L’histoire
Lise avait donné à bail à long terme à Luc et son épouse des parcelles de terre en nature de labour. Avec la crise économique, Luc avait rencontré des difficultés financières et accumulé des retards dans le paiement des fermages. Aussi, Lise avait-elle adressé à Luc et à son épouse une mise en demeure d’avoir à régler les fermages des années 2019 et 2020.
Le contentieux
La mise en demeure étant restée sans effet au bout d’un délai de trois mois, Lise avait saisi le tribunal paritaire des baux ruraux en paiement des fermages arriérés et en résiliation du bail. Sa requête paraissait solide, fondée sur l’article L. 411-31 du code rural. Ce texte dispose que le bailleur peut demander la résiliation du bail s’il justifie de deux défauts de paiement de fermage ayant persisté à l’expiration d’un délai de trois mois après mise en demeure postérieure à l’échéance.

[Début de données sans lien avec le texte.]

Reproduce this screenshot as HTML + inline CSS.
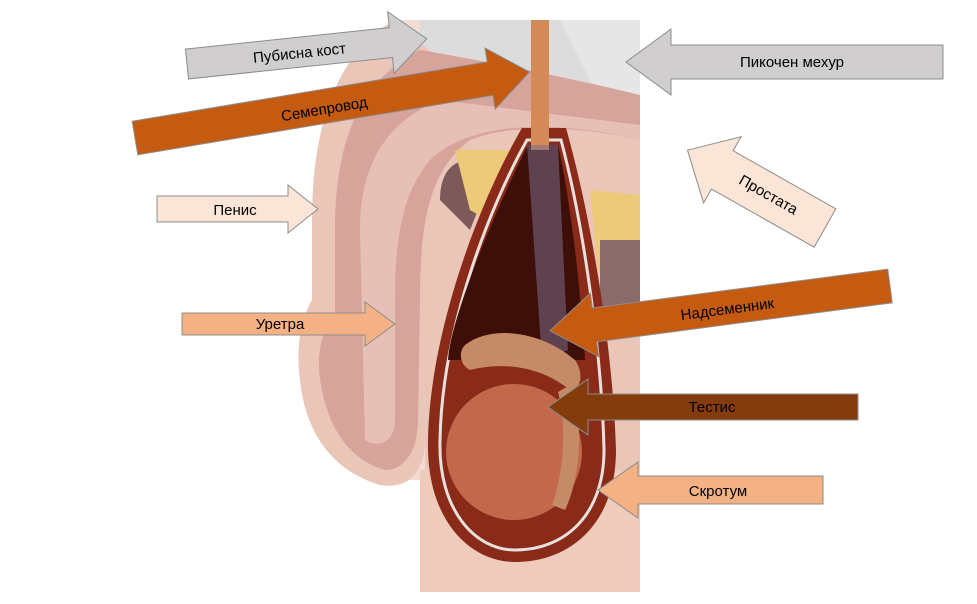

Et la jurisprudence admet que lorsque deux incidents de paiement se rapportent à des termes différents, une seule mise en demeure suffit. Pour Lise, la cause était entendue. En l’absence de paiement par Luc dans le délai de rigueur, la résiliation du bail était encourue.
« Les retards avaient trouvé leur origine dans la conjoncture économique »
Mais Luc s’était défendu. Il ne pouvait envisager la perte de son outil de travail. En effet, l’article L. 411-31 du code rural précise que les défauts de paiement de fermage ne peuvent être invoqués en cas de raisons sérieuses et légitimes. Or Luc avait expliqué aux juges que les retards de paiement avaient trouvé leur origine dans la conjoncture économique extrêmement difficile qu’il avait rencontrée, qui avait d’ailleurs donné lieu à une ordonnance de conciliation dans le cadre d’un règlement amiable ouvert par le tribunal judiciaire. Il s’agissait de raisons sérieuses et légitimes, selon lui, qui devaient faire obstacle à la résiliation judiciaire demandée par Lise.
Les juges lui avaient donné raison. Ils avaient relevé que Luc et son épouse justifiaient de difficultés économiques tant par leur avis d’imposition sur les revenus que par l’ordonnance d’homologation d’une conciliation dans le cadre d’une procédure de règlement amiable.
Cette motivation était-elle suffisante ? Pour la haute juridiction, une réponse négative s’imposait. Elle a censuré la décision des juges, car ils n’avaient pas recherché si les difficultés économiques invoquées par Luc et son épouse résultaient de faits indépendants de leur volonté.
L’épilogue
La décision est sévère pour Luc et son épouse. Devant la cour de renvoi Luc et son épouse devront apporter tous les éléments de nature à établir que les difficultés financières rencontrées sur l’exploitation ne sont pas la résultante d’erreurs de gestion, mais ont bien été générées par une hausse incompressible des charges liée à la conjoncture économique, totalement indépendante de leur volonté.